What’s the scene you’re most proud of — or most excited about audiences seeing — from the film?
It’s not really one scene. It’s the game itself. I love the momentum. This is your classic sports movie. The good guys are getting beat. Will they triumph? [Watching] their comeback and how they do it is exciting. To see it all come to fruition like that in a way that makes the audience stand up and cheer, to get excited and have some tense moments, I love that kind of stuff. I love how it came together.
This is your first film that’s made for families with kids and that all-ages audience. Did that affect your approach to it?
Well, I knew we weren’t going to be cursing or having anything inappropriate in it. That was one of the reasons I wanted to shift Lola Bunny a bit this time. It was like, “Let’s not objectify her. Let’s make her a real character.” It’s not that she wasn’t a real character in the first film, but I wanted to make her a real cartoon bunny.

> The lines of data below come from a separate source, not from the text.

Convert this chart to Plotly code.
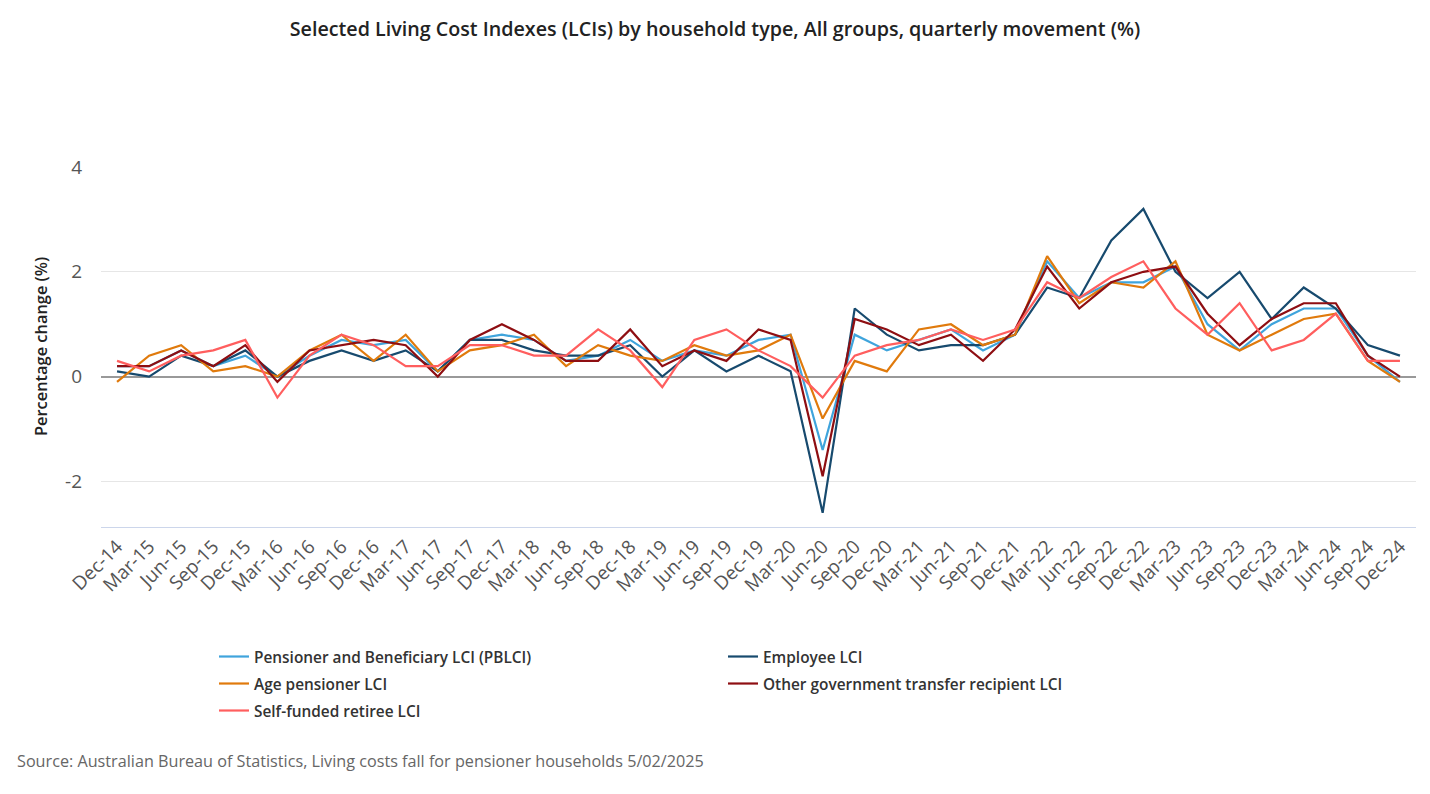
import plotly.graph_objects as go

quarters = ["Dec-14","Mar-15","Jun-15","Sep-15","Dec-15","Mar-16","Jun-16","Sep-16","Dec-16","Mar-17",
            "Jun-17","Sep-17","Dec-17","Mar-18","Jun-18","Sep-18","Dec-18","Mar-19","Jun-19","Sep-19",
            "Dec-19","Mar-20","Jun-20","Sep-20","Dec-20","Mar-21","Jun-21","Sep-21","Dec-21","Mar-22",
            "Jun-22","Sep-22","Dec-22","Mar-23","Jun-23","Sep-23","Dec-23","Mar-24","Jun-24","Sep-24","Dec-24"]

pblci = [0.2,0.2,0.5,0.2,0.4,0.0,0.4,0.7,0.6,0.7,
         0.1,0.7,0.8,0.7,0.3,0.4,0.7,0.3,0.5,0.4,
         0.7,0.8,-1.4,0.8,0.5,0.7,0.9,0.5,0.8,2.2,
         1.5,1.8,1.8,2.1,1.0,0.5,1.0,1.3,1.3,0.4,-0.1]
employee = [0.1,0.0,0.4,0.2,0.5,0.0,0.3,0.5,0.3,0.5,
            0.1,0.7,0.7,0.5,0.4,0.4,0.6,0.0,0.5,0.1,
            0.4,0.1,-2.6,1.3,0.8,0.5,0.6,0.6,0.8,1.7,
            1.5,2.6,3.2,2.0,1.5,2.0,1.1,1.7,1.3,0.6,0.4]
age_pensioner = [-0.1,0.4,0.6,0.1,0.2,0.0,0.5,0.8,0.3,0.8,
                 0.1,0.5,0.6,0.8,0.2,0.6,0.4,0.3,0.6,0.4,
                 0.5,0.8,-0.8,0.3,0.1,0.9,1.0,0.6,0.8,2.3,
                 1.4,1.8,1.7,2.2,0.8,0.5,0.8,1.1,1.2,0.3,-0.1]
other_gov = [0.2,0.2,0.5,0.2,0.6,-0.1,0.5,0.6,0.7,0.6,
             0.0,0.7,1.0,0.7,0.3,0.3,0.9,0.2,0.5,0.3,
             0.9,0.7,-1.9,1.1,0.9,0.6,0.8,0.3,0.9,2.1,
             1.3,1.8,2.0,2.1,1.2,0.6,1.1,1.4,1.4,0.4,0.0]
self_funded = [0.3,0.1,0.4,0.5,0.7,-0.4,0.4,0.8,0.6,0.2,
               0.2,0.6,0.6,0.4,0.4,0.9,0.5,-0.2,0.7,0.9,
               0.5,0.2,-0.4,0.4,0.6,0.7,0.9,0.7,0.9,1.8,
               1.5,1.9,2.2,1.3,0.8,1.4,0.5,0.7,1.2,0.3,0.3]

y_tickvals = [-2, 0, 2, 4]
y_ticktext = ["-2", "0", "2", "4"]

# (name, values, colour, legend row)
series = [
    ("Pensioner and Beneficiary LCI (PBLCI)", pblci, "#3FA4DC", "legend"),
    ("Employee LCI", employee, "#174A6E", "legend"),
    ("Age pensioner LCI", age_pensioner, "#E07A0C", "legend2"),
    ("Other government transfer recipient LCI", other_gov, "#8E0E12", "legend2"),
    ("Self-funded retiree LCI", self_funded, "#FF5E5E", "legend3"),
]

FONT = "Open Sans"
W, H = 1422, 786
ML, MR, MT, MB = 93, 14, 159, 267
PW, PH = W - ML - MR, H - MT - MB

fig = go.Figure()
for name, vals, color, lg in series:
    fig.add_trace(go.Scatter(x=quarters, y=vals, name=name, mode="lines", legend=lg,
                             line=dict(color=color, width=2.2)))

def legend_row(top_px):
    return dict(orientation="h", x=206 / W, xref="container", xanchor="left",
                y=1 - top_px / H, yref="container", yanchor="top",
                entrywidth=464, entrywidthmode="pixels",
                font=dict(family=FONT, size=15.4, color="#333333", weight=600),
                bgcolor="rgba(0,0,0,0)")

fig.update_layout(
    width=W, height=H,
    paper_bgcolor="white", plot_bgcolor="white",
    margin=dict(l=ML, r=MR, t=MT, b=MB),
    font=dict(family=FONT, color="#333333"),
    title=dict(text="Selected Living Cost Indexes (LCIs) by household type, All groups, quarterly movement (%)",
               x=0.5 - 4 / W, xanchor="center", y=1 - 21 / H, yanchor="middle", yref="container",
               font=dict(family=FONT, size=19.7, color="#222222", weight=600)),
    showlegend=True,
    legend=legend_row(632),
    legend2=legend_row(659),
    legend3=legend_row(686),
    annotations=[
        dict(text="Percentage change (%)", textangle=-90,
             xref="paper", yref="paper", x=(32 - ML) / PW, y=0.5,
             xanchor="center", yanchor="middle", showarrow=False,
             font=dict(family=FONT, size=16.4, color="#222222", weight=600)),
        dict(text="Source: Australian Bureau of Statistics, Living costs fall for pensioner households 5/02/2025",
             xref="paper", yref="paper", x=(7 - ML) / PW, y=-(753 - (H - MB)) / PH,
             xanchor="left", yanchor="middle", showarrow=False,
             font=dict(family=FONT, size=16.2, color="#666666")),
    ],
)
fig.update_xaxes(type="category", range=[-0.5, 40.5], tickangle=-45,
                 tickfont=dict(family=FONT, size=19, color="#555555"),
                 showgrid=False, showline=True, linecolor="#ccd6eb", linewidth=1,
                 ticks="", zeroline=False)
fig.update_yaxes(range=[-2.87, 4.0], tickvals=y_tickvals, ticktext=y_ticktext,
                 tickfont=dict(family=FONT, size=19, color="#555555"),
                 showgrid=True, gridcolor="#e6e6e6", gridwidth=1,
                 zeroline=True, zerolinecolor="#999999", zerolinewidth=2,
                 ticklabelstandoff=18)

fig.write_html("out.html")
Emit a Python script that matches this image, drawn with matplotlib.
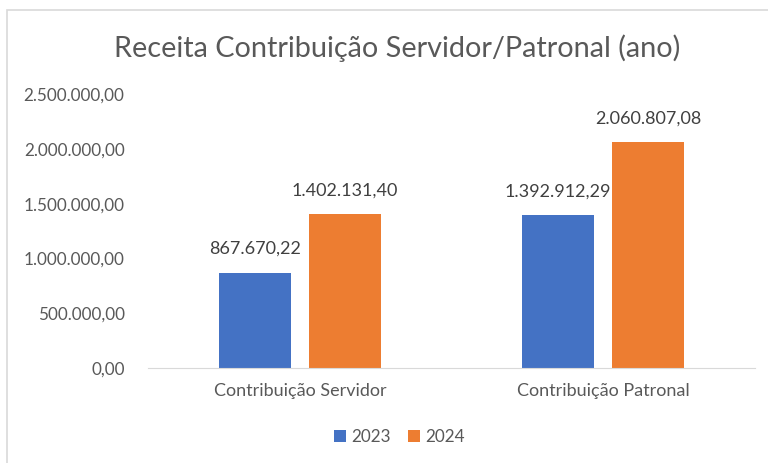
import numpy as np
import matplotlib.pyplot as plt
from matplotlib.patches import Rectangle

categories = ["Contribuição Servidor", "Contribuição Patronal"]
years = ["2023", "2024"]
values_2023 = [867670.22, 1392912.29]
values_2024 = [1402131.40, 2060807.08]
yticks = [0, 500000, 1000000, 1500000, 2000000, 2500000]


def br_format(v):
    """Formata número no padrão brasileiro: 1.234.567,89"""
    s = f"{v:,.2f}"
    return s.replace(",", "X").replace(".", ",").replace("X", ".")


plt.rcParams["font.family"] = ["Lato", "DejaVu Sans"]
gray = "#595959"
colors = ["#4472C4", "#ED7D31"]

fig = plt.figure(figsize=(7.68, 4.63), dpi=100)
ax = fig.add_axes([0.193, 0.205, 0.79, 0.592])

# moldura do gráfico
fig.patches.append(Rectangle((7 / 768, -0.05), 1.0, 1 - 10 / 463 + 0.05,
                             transform=fig.transFigure, fill=False,
                             edgecolor="#D9D9D9", linewidth=1.2))

x = np.arange(len(categories))
w = 0.237
off = w / 2 + 0.03
b1 = ax.bar(x - off, values_2023, w, color=colors[0], label=years[0])
b2 = ax.bar(x + off, values_2024, w, color=colors[1], label=years[1])

for bars, vals in ((b1, values_2023), (b2, values_2024)):
    for rect, v in zip(bars, vals):
        ax.text(rect.get_x() + rect.get_width() / 2, v + 145000, br_format(v),
                ha="center", va="bottom", fontsize=13, color="#404040")

ax.set_xlim(-0.5, 1.5)
ax.set_ylim(0, 2500000)
ax.set_yticks(yticks)
ax.set_yticklabels([br_format(t) for t in yticks], fontsize=12.3, color=gray)
ax.set_xticks(x)
ax.set_xticklabels(categories, fontsize=13, color=gray)
ax.tick_params(axis="both", length=0)
ax.tick_params(axis="x", pad=11)
ax.tick_params(axis="y", pad=17)

for s in ("top", "right", "left"):
    ax.spines[s].set_visible(False)
ax.spines["bottom"].set_color("#D9D9D9")

fig.text(0.517, 0.895, "Receita Contribuição Servidor/Patronal (ano)",
         ha="center", va="center", fontsize=20.8, color=gray)

fig.legend(handles=[b1, b2], labels=years, loc="center", ncol=2,
           bbox_to_anchor=(0.52, 0.056), frameon=False, fontsize=12.3,
           labelcolor=gray, handlelength=0.7, handleheight=0.7,
           handletextpad=0.3, columnspacing=1.0)

fig.savefig("out.png", dpi=100)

But shifting to my first PG movie, I’m glad I got to do it on such a cool one. This movie has a little bit of edge to it. It has a cool factor. And it was all about the storytelling and this father-son dynamic I really wanted to tap into and make relatable and universal. And yeah, it was also about saying, “Hey, we can’t have Megan Thee Stallion talking about her butt in a song here.” But even if we can’t have that, let’s have something a little more fun.
What’s next for you?
I’m gearing up to do a limited series with Peacock about The Best Man and wrapping up that series. I just shot the pilot for NBC, so we’ll see if it happens. I would like to get a lot of sleep and spend time with my family. That’s what I would love to be able to do next.